Work required: Repeat every line exactly, keeping the pictures out of the copy.

Given data:
++++++++++++++++++++
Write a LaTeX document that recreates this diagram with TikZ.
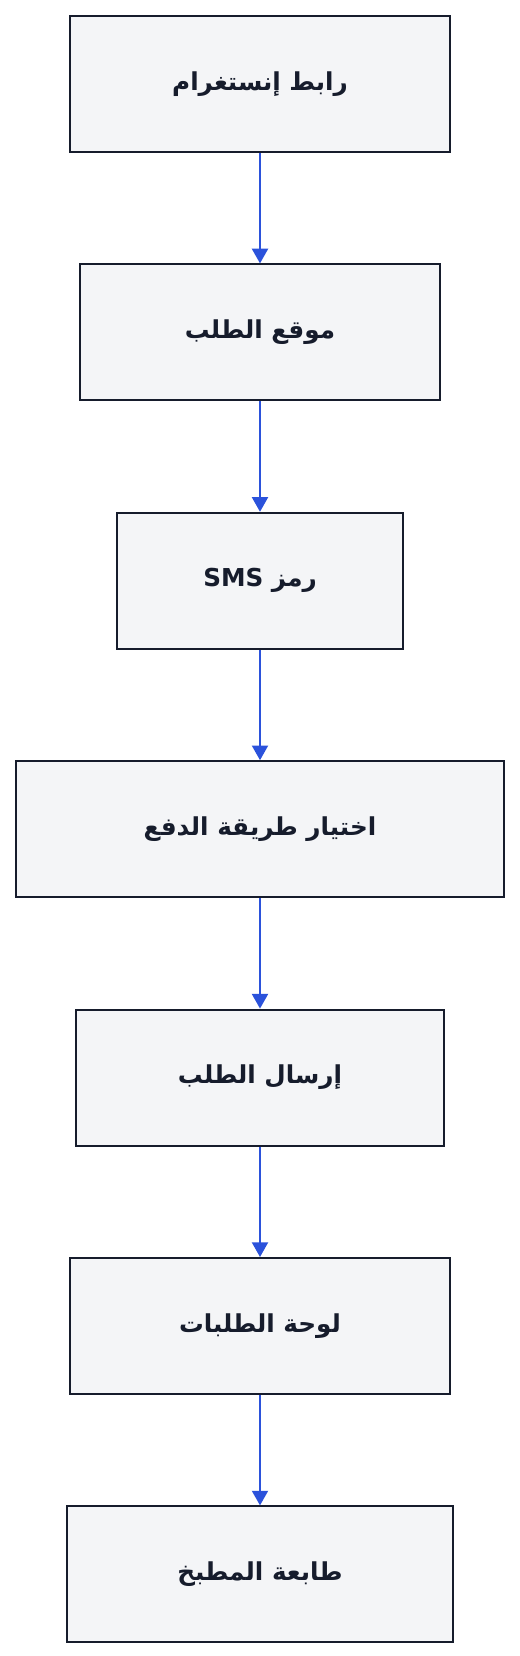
\documentclass[tikz,border=0pt]{standalone}
\usepackage{fontspec}
\usetikzlibrary{positioning,arrows.meta}
\TeXXeTstate=1
\newfontfamily\arabicfont[Script=Arabic]{DejaVu Sans}
\definecolor{boxfill}{HTML}{F4F5F7}
\definecolor{boxline}{HTML}{161C2C}
\definecolor{flowblue}{HTML}{2B52DB}

\begin{document}
\begin{tikzpicture}[
    node distance=82.8pt,
    >={Triangle[length=11pt,width=12pt]},
    every node/.style={draw=boxline, line width=1.5pt, fill=boxfill, text=boxline,
      minimum height=102pt, font=\arabicfont\bfseries\fontsize{18.5}{22}\selectfont}
  ]
      \useasboundingbox (0,0) rectangle (390pt,-1242pt);
      \node [minimum width=285pt] (1) at (195pt,-63pt) {\beginR رابط إنستغرام\endR};
      \node [below=of 1, minimum width=270pt] (2) {\beginR موقع الطلب\endR};
      \node [below=of 2, minimum width=214pt] (3) {\beginR رمز \beginL SMS\endL{}\endR};
      \node [below=of 3, minimum width=366pt] (4) {\beginR اختيار طريقة الدفع\endR};
      \node [below=of 4, minimum width=276pt] (5) {\beginR إرسال الطلب\endR};
      \node [below=of 5, minimum width=285pt] (6) {\beginR لوحة الطلبات\endR};
      \node [below=of 6, minimum width=290pt] (7) {\beginR طابعة المطبخ\endR};

      \foreach \a/\b in {1/2, 2/3, 3/4, 4/5, 5/6, 6/7}
        \draw[->, flowblue, line width=1.5pt] (\a) -- (\b);
    \end{tikzpicture}
\end{document}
++++++++++++++++++++
Answer to the task:
Write a LaTeX document that recreates this diagram with TikZ.
\documentclass[tikz,border=0pt]{standalone}
\usepackage{fontspec}
\usetikzlibrary{positioning,arrows.meta}
\TeXXeTstate=1
\newfontfamily\arabicfont[Script=Arabic]{DejaVu Sans}
\definecolor{boxfill}{HTML}{F4F5F7}
\definecolor{boxline}{HTML}{161C2C}
\definecolor{flowblue}{HTML}{2B52DB}

\begin{document}
\begin{tikzpicture}[
    node distance=82.8pt,
    >={Triangle[length=11pt,width=12pt]},
    every node/.style={draw=boxline, line width=1.5pt, fill=boxfill, text=boxline,
      minimum height=102pt, font=\arabicfont\bfseries\fontsize{18.5}{22}\selectfont}
  ]
      \useasboundingbox (0,0) rectangle (390pt,-1242pt);
      \node [minimum width=285pt] (1) at (195pt,-63pt) {\beginR رابط إنستغرام\endR};
      \node [below=of 1, minimum width=270pt] (2) {\beginR موقع الطلب\endR};
      \node [below=of 2, minimum width=214pt] (3) {\beginR رمز \beginL SMS\endL{}\endR};
      \node [below=of 3, minimum width=366pt] (4) {\beginR اختيار طريقة الدفع\endR};
      \node [below=of 4, minimum width=276pt] (5) {\beginR إرسال الطلب\endR};
      \node [below=of 5, minimum width=285pt] (6) {\beginR لوحة الطلبات\endR};
      \node [below=of 6, minimum width=290pt] (7) {\beginR طابعة المطبخ\endR};

      \foreach \a/\b in {1/2, 2/3, 3/4, 4/5, 5/6, 6/7}
        \draw[->, flowblue, line width=1.5pt] (\a) -- (\b);
    \end{tikzpicture}
\end{document}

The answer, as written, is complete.